The illegal building works identified on the site include the reduction in height and alteration of a brick wall attached to the East Lodge, the removal of listed gas lamps, the construction of a metal vent on the pumping station building and the fixing of timber fencing.

Unauthorised advertisements had also been put up on Mansfield Road.

“The loss of the upper part of the boundary wall is considered harmful to the
special architectural and historical interest of the listed building,” documents say.

The gas lamps were listed in 1987 and date back to 1871. They are individually protected.

“The loss of the gas lamps can be categorised as substantial harm since they
are wholly removed from the site and listed in their own right,” documents add.

“The removal of the lamps is considered to have no public benefit at all.”

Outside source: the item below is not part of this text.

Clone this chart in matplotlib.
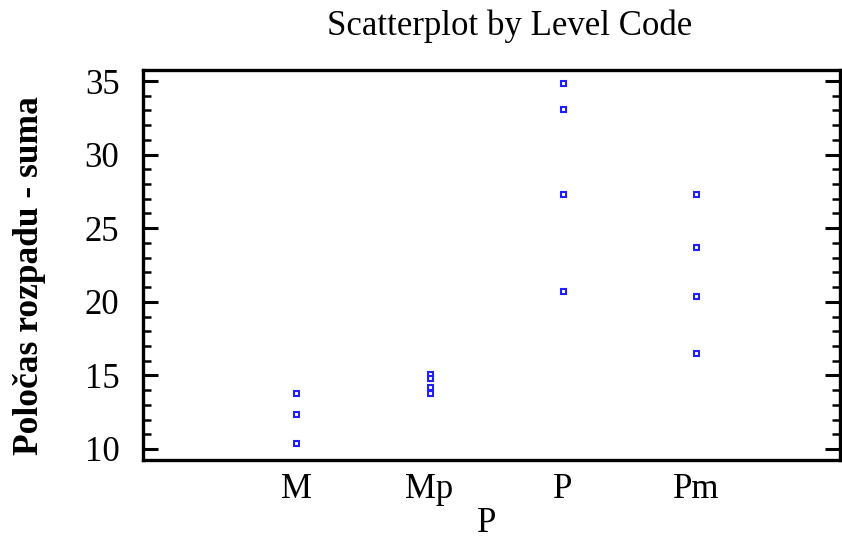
import numpy as np
import matplotlib
matplotlib.use("Agg")
import matplotlib.pyplot as plt
from matplotlib.ticker import MultipleLocator

# Data
levels = ["M", "Mp", "P", "Pm"]
vals_M = [13.8, 12.4, 10.4]
vals_Mp = [15.1, 14.8, 14.2, 13.8]
vals_P = [34.9, 33.1, 27.3, 20.7]
vals_Pm = [27.3, 23.7, 20.4, 16.5]
groups = [vals_M, vals_Mp, vals_P, vals_Pm]

plt.rcParams["font.family"] = ["Liberation Serif", "DejaVu Serif"]

fig = plt.figure(figsize=(8.42, 5.39), dpi=100)
ax = fig.add_axes([143/842, 79/539, 697/842, 390/539])

for i, g in enumerate(groups):
    ax.plot([i]*len(g), g, linestyle="none", marker="s", ms=3.6, mew=1.5,
            mec="#1f1fff", mfc="white")

ax.set_xlim(-1.15, 4.08)
ax.set_ylim(9.25, 35.75)
ax.set_xticks(range(len(levels)))
ax.set_xticklabels(levels)
ax.yaxis.set_major_locator(MultipleLocator(5))
ax.yaxis.set_minor_locator(MultipleLocator(1))

ax.tick_params(axis="x", length=0, pad=9, labelsize=25)
ax.tick_params(axis="y", which="major", direction="in", length=11, width=2.2,
               left=True, right=True, labelsize=25, pad=17)
ax.tick_params(axis="y", which="minor", direction="in", length=6, width=1.8,
               left=True, right=True)
for s in ax.spines.values():
    s.set_linewidth(2.4)

fig.text(510/842, 1 - 35/539, "Scatterplot by Level Code", ha="center",
         va="baseline", fontsize=25)
fig.text(30/842, 1 - 276/539, "Poločas rozpadu - suma", rotation=90,
         ha="center", va="center", fontsize=25.5, fontweight="bold")
fig.text(487/842, 7/539, "P", ha="center", va="baseline", fontsize=25)

fig.savefig("out.png", dpi=100)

Other breaches include an extension to the car parking area, as well as the erection of staff, storage and food preparation units, a Santa’s Grotto building and a prosecco bar, barbecue and ice cream hut.

The Santa’s Grotto feature was advertised on Lakeside’s social media pages in 2022.

A listed building application was initially submitted to the council in August 2020, which sought permission for refurbishment works to the East Lodge and the reduction in height of the brick courtyard wall.

No listed building application was received for the removal of the gas lamps or
their repositioning, the construction of a vent on the pumping station building or the timber fencing.

The listed building application was refused in March last year.

A retrospective planning application had been submitted in a bid to gain permission for some of the breaches of planning control, however this was also refused in March.

Permission was only granted for listed building consent for refurbishing the pumping station building.

Council documents add: “The landowner had a meeting with council officers in May 2023 to discuss the site and the unauthorised developments.

“The planning department informed the landowner that there were particular concerns regarding the reduction in height of the brick boundary wall, the removal of gas lamps and the relocation of other gas lamps on the site.

“The landowner said that the gas lamps removed have been kept on site. However, officers have not seen the removed gas lamps.”

At the meeting on January 10, councillors will seek to authorise all relevant planning enforcement action, including the service of any necessary enforcement notices and the issue of proceedings through the courts.

This is to ensure the restoration of the listed buildings to their former
condition, the removal of the unauthorised development and the removal of the unlawful advertisements.